# Start of Excerpted records
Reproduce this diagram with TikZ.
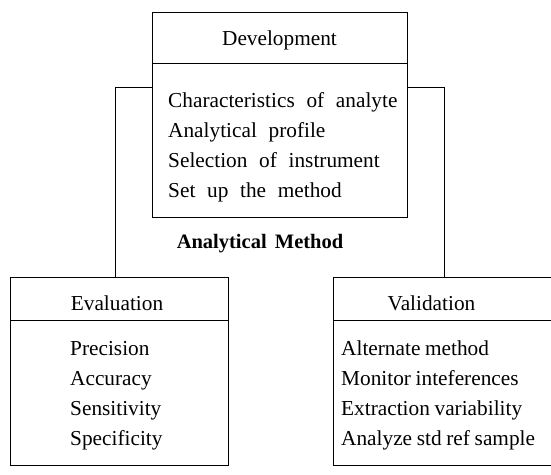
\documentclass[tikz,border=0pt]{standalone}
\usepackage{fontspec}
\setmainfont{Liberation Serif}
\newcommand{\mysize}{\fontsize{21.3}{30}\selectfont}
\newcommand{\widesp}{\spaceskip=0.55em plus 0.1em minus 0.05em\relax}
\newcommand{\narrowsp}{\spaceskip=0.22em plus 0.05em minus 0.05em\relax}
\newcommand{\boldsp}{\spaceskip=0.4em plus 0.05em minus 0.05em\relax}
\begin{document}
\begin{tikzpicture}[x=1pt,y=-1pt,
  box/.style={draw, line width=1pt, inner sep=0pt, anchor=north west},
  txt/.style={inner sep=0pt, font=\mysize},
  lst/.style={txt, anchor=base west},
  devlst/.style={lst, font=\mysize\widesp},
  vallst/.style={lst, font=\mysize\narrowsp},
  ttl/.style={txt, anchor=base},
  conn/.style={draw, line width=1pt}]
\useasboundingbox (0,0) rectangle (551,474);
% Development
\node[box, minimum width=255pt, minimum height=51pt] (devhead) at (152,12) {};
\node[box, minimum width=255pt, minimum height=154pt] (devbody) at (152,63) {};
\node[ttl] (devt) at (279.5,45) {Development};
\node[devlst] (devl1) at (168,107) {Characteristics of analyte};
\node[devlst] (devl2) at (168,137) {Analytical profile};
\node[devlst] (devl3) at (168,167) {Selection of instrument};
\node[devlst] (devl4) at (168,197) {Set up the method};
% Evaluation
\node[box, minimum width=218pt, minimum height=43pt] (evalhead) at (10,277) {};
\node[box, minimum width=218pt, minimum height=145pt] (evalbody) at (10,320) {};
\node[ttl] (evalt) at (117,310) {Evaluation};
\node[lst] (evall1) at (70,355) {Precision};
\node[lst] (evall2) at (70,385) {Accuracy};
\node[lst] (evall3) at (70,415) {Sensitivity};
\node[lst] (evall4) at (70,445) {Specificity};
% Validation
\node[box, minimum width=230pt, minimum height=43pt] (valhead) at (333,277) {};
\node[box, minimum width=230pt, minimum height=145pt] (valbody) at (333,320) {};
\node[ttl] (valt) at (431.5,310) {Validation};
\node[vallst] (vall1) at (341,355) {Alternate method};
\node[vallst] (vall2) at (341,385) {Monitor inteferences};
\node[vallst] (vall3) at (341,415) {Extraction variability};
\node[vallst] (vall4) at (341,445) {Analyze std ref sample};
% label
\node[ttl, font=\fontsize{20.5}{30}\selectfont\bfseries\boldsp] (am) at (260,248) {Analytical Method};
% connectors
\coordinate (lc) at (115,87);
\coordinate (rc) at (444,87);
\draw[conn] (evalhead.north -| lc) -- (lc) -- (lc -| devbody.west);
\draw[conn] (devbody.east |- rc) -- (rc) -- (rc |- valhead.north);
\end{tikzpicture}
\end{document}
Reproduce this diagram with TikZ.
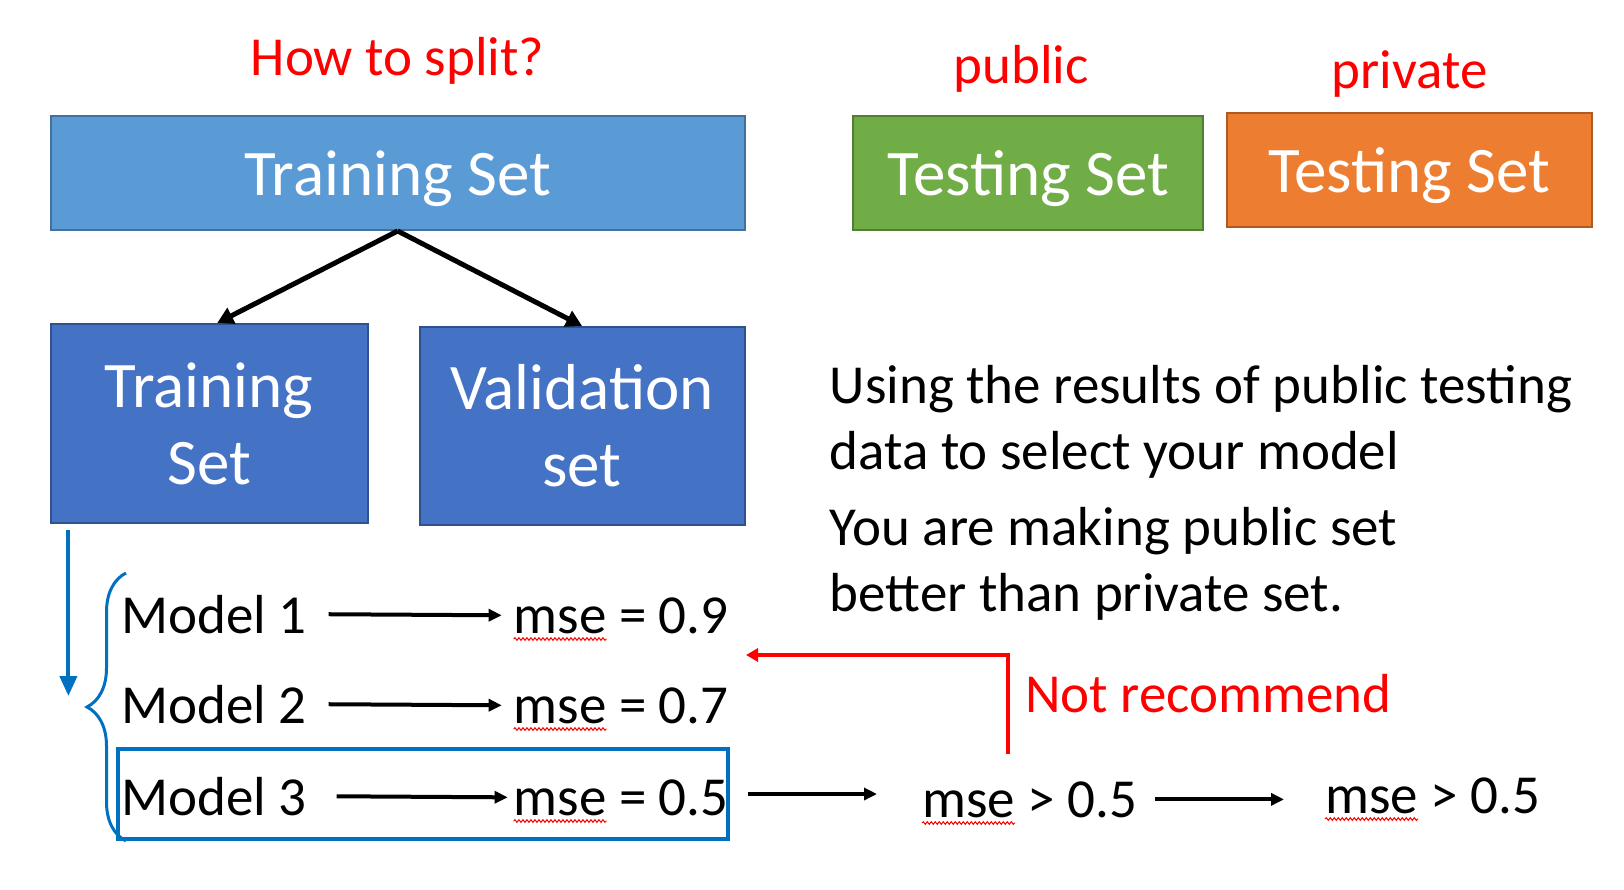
# End of Excerpted records
#### [What the task requires]
Copy the records exactly. Skip the pictures.

#### [Output for this exercise]
Reproduce this diagram with TikZ.
\documentclass[tikz,border=0pt]{standalone}
\usepackage{fontspec}
\setmainfont{Liberation Serif}
\newcommand{\mysize}{\fontsize{21.3}{30}\selectfont}
\newcommand{\widesp}{\spaceskip=0.55em plus 0.1em minus 0.05em\relax}
\newcommand{\narrowsp}{\spaceskip=0.22em plus 0.05em minus 0.05em\relax}
\newcommand{\boldsp}{\spaceskip=0.4em plus 0.05em minus 0.05em\relax}
\begin{document}
\begin{tikzpicture}[x=1pt,y=-1pt,
  box/.style={draw, line width=1pt, inner sep=0pt, anchor=north west},
  txt/.style={inner sep=0pt, font=\mysize},
  lst/.style={txt, anchor=base west},
  devlst/.style={lst, font=\mysize\widesp},
  vallst/.style={lst, font=\mysize\narrowsp},
  ttl/.style={txt, anchor=base},
  conn/.style={draw, line width=1pt}]
\useasboundingbox (0,0) rectangle (551,474);
% Development
\node[box, minimum width=255pt, minimum height=51pt] (devhead) at (152,12) {};
\node[box, minimum width=255pt, minimum height=154pt] (devbody) at (152,63) {};
\node[ttl] (devt) at (279.5,45) {Development};
\node[devlst] (devl1) at (168,107) {Characteristics of analyte};
\node[devlst] (devl2) at (168,137) {Analytical profile};
\node[devlst] (devl3) at (168,167) {Selection of instrument};
\node[devlst] (devl4) at (168,197) {Set up the method};
% Evaluation
\node[box, minimum width=218pt, minimum height=43pt] (evalhead) at (10,277) {};
\node[box, minimum width=218pt, minimum height=145pt] (evalbody) at (10,320) {};
\node[ttl] (evalt) at (117,310) {Evaluation};
\node[lst] (evall1) at (70,355) {Precision};
\node[lst] (evall2) at (70,385) {Accuracy};
\node[lst] (evall3) at (70,415) {Sensitivity};
\node[lst] (evall4) at (70,445) {Specificity};
% Validation
\node[box, minimum width=230pt, minimum height=43pt] (valhead) at (333,277) {};
\node[box, minimum width=230pt, minimum height=145pt] (valbody) at (333,320) {};
\node[ttl] (valt) at (431.5,310) {Validation};
\node[vallst] (vall1) at (341,355) {Alternate method};
\node[vallst] (vall2) at (341,385) {Monitor inteferences};
\node[vallst] (vall3) at (341,415) {Extraction variability};
\node[vallst] (vall4) at (341,445) {Analyze std ref sample};
% label
\node[ttl, font=\fontsize{20.5}{30}\selectfont\bfseries\boldsp] (am) at (260,248) {Analytical Method};
% connectors
\coordinate (lc) at (115,87);
\coordinate (rc) at (444,87);
\draw[conn] (evalhead.north -| lc) -- (lc) -- (lc -| devbody.west);
\draw[conn] (devbody.east |- rc) -- (rc) -- (rc |- valhead.north);
\end{tikzpicture}
\end{document}
Reproduce this diagram with TikZ.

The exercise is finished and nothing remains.